SUPPLIED MATERIAL:

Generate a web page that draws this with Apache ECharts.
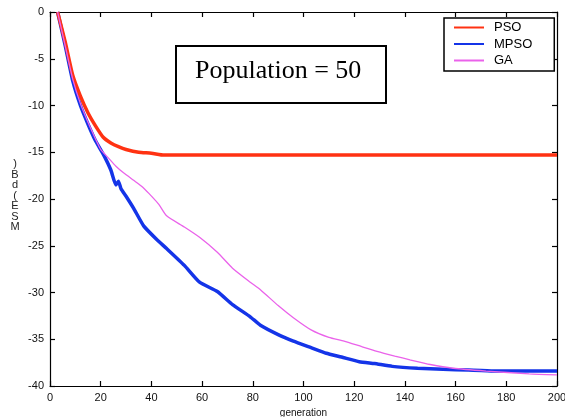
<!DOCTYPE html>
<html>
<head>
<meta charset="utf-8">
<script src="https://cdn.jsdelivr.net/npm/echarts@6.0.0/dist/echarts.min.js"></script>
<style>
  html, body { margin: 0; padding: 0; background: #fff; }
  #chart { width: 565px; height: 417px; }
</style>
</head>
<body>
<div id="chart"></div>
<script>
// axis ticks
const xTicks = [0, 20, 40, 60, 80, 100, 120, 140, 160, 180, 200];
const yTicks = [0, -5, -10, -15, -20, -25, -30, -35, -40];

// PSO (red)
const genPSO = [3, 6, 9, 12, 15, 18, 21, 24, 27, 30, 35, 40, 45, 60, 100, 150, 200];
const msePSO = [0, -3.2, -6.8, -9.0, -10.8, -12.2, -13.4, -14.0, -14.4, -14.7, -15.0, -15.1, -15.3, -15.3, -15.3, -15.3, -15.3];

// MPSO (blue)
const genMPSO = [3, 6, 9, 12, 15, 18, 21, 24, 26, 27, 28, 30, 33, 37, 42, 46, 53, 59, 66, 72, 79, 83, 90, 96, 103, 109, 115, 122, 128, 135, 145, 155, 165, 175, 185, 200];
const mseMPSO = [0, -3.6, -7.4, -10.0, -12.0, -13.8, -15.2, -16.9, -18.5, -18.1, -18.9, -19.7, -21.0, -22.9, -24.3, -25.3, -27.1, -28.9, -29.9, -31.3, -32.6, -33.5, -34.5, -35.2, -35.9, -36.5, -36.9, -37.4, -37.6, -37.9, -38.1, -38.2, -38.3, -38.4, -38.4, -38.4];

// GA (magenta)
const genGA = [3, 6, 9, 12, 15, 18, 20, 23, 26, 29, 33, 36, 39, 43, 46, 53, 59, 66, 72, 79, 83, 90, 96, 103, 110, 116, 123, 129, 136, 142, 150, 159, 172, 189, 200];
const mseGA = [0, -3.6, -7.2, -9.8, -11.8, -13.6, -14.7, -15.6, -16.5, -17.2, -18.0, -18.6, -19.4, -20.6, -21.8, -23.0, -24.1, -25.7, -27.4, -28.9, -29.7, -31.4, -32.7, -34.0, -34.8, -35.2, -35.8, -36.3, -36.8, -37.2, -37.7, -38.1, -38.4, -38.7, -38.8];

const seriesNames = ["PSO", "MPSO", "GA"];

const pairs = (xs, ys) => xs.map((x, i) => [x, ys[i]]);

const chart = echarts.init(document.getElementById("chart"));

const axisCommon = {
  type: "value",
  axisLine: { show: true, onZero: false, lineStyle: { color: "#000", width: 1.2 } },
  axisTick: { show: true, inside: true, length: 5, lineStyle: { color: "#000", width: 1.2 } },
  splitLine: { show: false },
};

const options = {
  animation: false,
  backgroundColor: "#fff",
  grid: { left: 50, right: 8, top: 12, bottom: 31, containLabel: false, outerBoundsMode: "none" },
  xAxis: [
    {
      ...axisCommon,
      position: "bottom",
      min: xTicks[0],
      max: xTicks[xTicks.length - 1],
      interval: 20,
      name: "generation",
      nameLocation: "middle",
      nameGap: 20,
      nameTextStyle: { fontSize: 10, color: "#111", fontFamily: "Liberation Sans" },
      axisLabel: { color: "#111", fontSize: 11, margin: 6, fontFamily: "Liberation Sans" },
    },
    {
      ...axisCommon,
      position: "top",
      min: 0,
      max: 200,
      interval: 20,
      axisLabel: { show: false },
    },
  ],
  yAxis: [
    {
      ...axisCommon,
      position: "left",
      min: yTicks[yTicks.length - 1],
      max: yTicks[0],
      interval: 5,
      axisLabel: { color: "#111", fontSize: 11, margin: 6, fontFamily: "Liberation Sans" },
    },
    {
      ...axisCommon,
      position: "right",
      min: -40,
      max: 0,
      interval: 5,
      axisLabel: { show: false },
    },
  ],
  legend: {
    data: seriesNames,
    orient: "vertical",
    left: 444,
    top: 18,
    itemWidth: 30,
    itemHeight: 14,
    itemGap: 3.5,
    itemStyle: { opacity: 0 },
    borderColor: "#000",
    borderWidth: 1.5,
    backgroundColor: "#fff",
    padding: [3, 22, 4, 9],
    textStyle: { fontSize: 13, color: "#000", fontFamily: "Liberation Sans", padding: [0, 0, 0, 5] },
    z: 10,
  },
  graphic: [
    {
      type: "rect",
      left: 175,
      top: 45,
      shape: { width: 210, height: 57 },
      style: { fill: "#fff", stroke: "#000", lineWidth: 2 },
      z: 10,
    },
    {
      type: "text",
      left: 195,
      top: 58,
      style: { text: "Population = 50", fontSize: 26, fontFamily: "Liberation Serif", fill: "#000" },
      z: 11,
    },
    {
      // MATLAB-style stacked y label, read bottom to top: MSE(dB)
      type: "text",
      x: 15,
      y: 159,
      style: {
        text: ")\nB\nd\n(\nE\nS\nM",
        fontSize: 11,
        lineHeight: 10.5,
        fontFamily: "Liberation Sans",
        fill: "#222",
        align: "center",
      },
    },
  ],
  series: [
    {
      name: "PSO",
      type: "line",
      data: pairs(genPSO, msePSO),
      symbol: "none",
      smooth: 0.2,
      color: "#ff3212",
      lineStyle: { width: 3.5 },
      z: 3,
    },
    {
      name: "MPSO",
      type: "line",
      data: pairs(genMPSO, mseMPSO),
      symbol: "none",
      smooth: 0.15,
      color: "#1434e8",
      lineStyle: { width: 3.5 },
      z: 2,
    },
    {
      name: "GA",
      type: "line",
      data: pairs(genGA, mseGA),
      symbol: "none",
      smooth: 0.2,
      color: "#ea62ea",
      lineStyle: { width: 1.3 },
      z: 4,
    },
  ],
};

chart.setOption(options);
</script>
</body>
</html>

EXERCISE DESCRIPTION: Repeat the material verbatim. Do not carry over any picture.

RESPONSE BELOW:
Generate a web page that draws this with Apache ECharts.
<!DOCTYPE html>
<html>
<head>
<meta charset="utf-8">
<script src="https://cdn.jsdelivr.net/npm/echarts@6.0.0/dist/echarts.min.js"></script>
<style>
  html, body { margin: 0; padding: 0; background: #fff; }
  #chart { width: 565px; height: 417px; }
</style>
</head>
<body>
<div id="chart"></div>
<script>
// axis ticks
const xTicks = [0, 20, 40, 60, 80, 100, 120, 140, 160, 180, 200];
const yTicks = [0, -5, -10, -15, -20, -25, -30, -35, -40];

// PSO (red)
const genPSO = [3, 6, 9, 12, 15, 18, 21, 24, 27, 30, 35, 40, 45, 60, 100, 150, 200];
const msePSO = [0, -3.2, -6.8, -9.0, -10.8, -12.2, -13.4, -14.0, -14.4, -14.7, -15.0, -15.1, -15.3, -15.3, -15.3, -15.3, -15.3];

// MPSO (blue)
const genMPSO = [3, 6, 9, 12, 15, 18, 21, 24, 26, 27, 28, 30, 33, 37, 42, 46, 53, 59, 66, 72, 79, 83, 90, 96, 103, 109, 115, 122, 128, 135, 145, 155, 165, 175, 185, 200];
const mseMPSO = [0, -3.6, -7.4, -10.0, -12.0, -13.8, -15.2, -16.9, -18.5, -18.1, -18.9, -19.7, -21.0, -22.9, -24.3, -25.3, -27.1, -28.9, -29.9, -31.3, -32.6, -33.5, -34.5, -35.2, -35.9, -36.5, -36.9, -37.4, -37.6, -37.9, -38.1, -38.2, -38.3, -38.4, -38.4, -38.4];

// GA (magenta)
const genGA = [3, 6, 9, 12, 15, 18, 20, 23, 26, 29, 33, 36, 39, 43, 46, 53, 59, 66, 72, 79, 83, 90, 96, 103, 110, 116, 123, 129, 136, 142, 150, 159, 172, 189, 200];
const mseGA = [0, -3.6, -7.2, -9.8, -11.8, -13.6, -14.7, -15.6, -16.5, -17.2, -18.0, -18.6, -19.4, -20.6, -21.8, -23.0, -24.1, -25.7, -27.4, -28.9, -29.7, -31.4, -32.7, -34.0, -34.8, -35.2, -35.8, -36.3, -36.8, -37.2, -37.7, -38.1, -38.4, -38.7, -38.8];

const seriesNames = ["PSO", "MPSO", "GA"];

const pairs = (xs, ys) => xs.map((x, i) => [x, ys[i]]);

const chart = echarts.init(document.getElementById("chart"));

const axisCommon = {
  type: "value",
  axisLine: { show: true, onZero: false, lineStyle: { color: "#000", width: 1.2 } },
  axisTick: { show: true, inside: true, length: 5, lineStyle: { color: "#000", width: 1.2 } },
  splitLine: { show: false },
};

const options = {
  animation: false,
  backgroundColor: "#fff",
  grid: { left: 50, right: 8, top: 12, bottom: 31, containLabel: false, outerBoundsMode: "none" },
  xAxis: [
    {
      ...axisCommon,
      position: "bottom",
      min: xTicks[0],
      max: xTicks[xTicks.length - 1],
      interval: 20,
      name: "generation",
      nameLocation: "middle",
      nameGap: 20,
      nameTextStyle: { fontSize: 10, color: "#111", fontFamily: "Liberation Sans" },
      axisLabel: { color: "#111", fontSize: 11, margin: 6, fontFamily: "Liberation Sans" },
    },
    {
      ...axisCommon,
      position: "top",
      min: 0,
      max: 200,
      interval: 20,
      axisLabel: { show: false },
    },
  ],
  yAxis: [
    {
      ...axisCommon,
      position: "left",
      min: yTicks[yTicks.length - 1],
      max: yTicks[0],
      interval: 5,
      axisLabel: { color: "#111", fontSize: 11, margin: 6, fontFamily: "Liberation Sans" },
    },
    {
      ...axisCommon,
      position: "right",
      min: -40,
      max: 0,
      interval: 5,
      axisLabel: { show: false },
    },
  ],
  legend: {
    data: seriesNames,
    orient: "vertical",
    left: 444,
    top: 18,
    itemWidth: 30,
    itemHeight: 14,
    itemGap: 3.5,
    itemStyle: { opacity: 0 },
    borderColor: "#000",
    borderWidth: 1.5,
    backgroundColor: "#fff",
    padding: [3, 22, 4, 9],
    textStyle: { fontSize: 13, color: "#000", fontFamily: "Liberation Sans", padding: [0, 0, 0, 5] },
    z: 10,
  },
  graphic: [
    {
      type: "rect",
      left: 175,
      top: 45,
      shape: { width: 210, height: 57 },
      style: { fill: "#fff", stroke: "#000", lineWidth: 2 },
      z: 10,
    },
    {
      type: "text",
      left: 195,
      top: 58,
      style: { text: "Population = 50", fontSize: 26, fontFamily: "Liberation Serif", fill: "#000" },
      z: 11,
    },
    {
      // MATLAB-style stacked y label, read bottom to top: MSE(dB)
      type: "text",
      x: 15,
      y: 159,
      style: {
        text: ")\nB\nd\n(\nE\nS\nM",
        fontSize: 11,
        lineHeight: 10.5,
        fontFamily: "Liberation Sans",
        fill: "#222",
        align: "center",
      },
    },
  ],
  series: [
    {
      name: "PSO",
      type: "line",
      data: pairs(genPSO, msePSO),
      symbol: "none",
      smooth: 0.2,
      color: "#ff3212",
      lineStyle: { width: 3.5 },
      z: 3,
    },
    {
      name: "MPSO",
      type: "line",
      data: pairs(genMPSO, mseMPSO),
      symbol: "none",
      smooth: 0.15,
      color: "#1434e8",
      lineStyle: { width: 3.5 },
      z: 2,
    },
    {
      name: "GA",
      type: "line",
      data: pairs(genGA, mseGA),
      symbol: "none",
      smooth: 0.2,
      color: "#ea62ea",
      lineStyle: { width: 1.3 },
      z: 4,
    },
  ],
};

chart.setOption(options);
</script>
</body>
</html>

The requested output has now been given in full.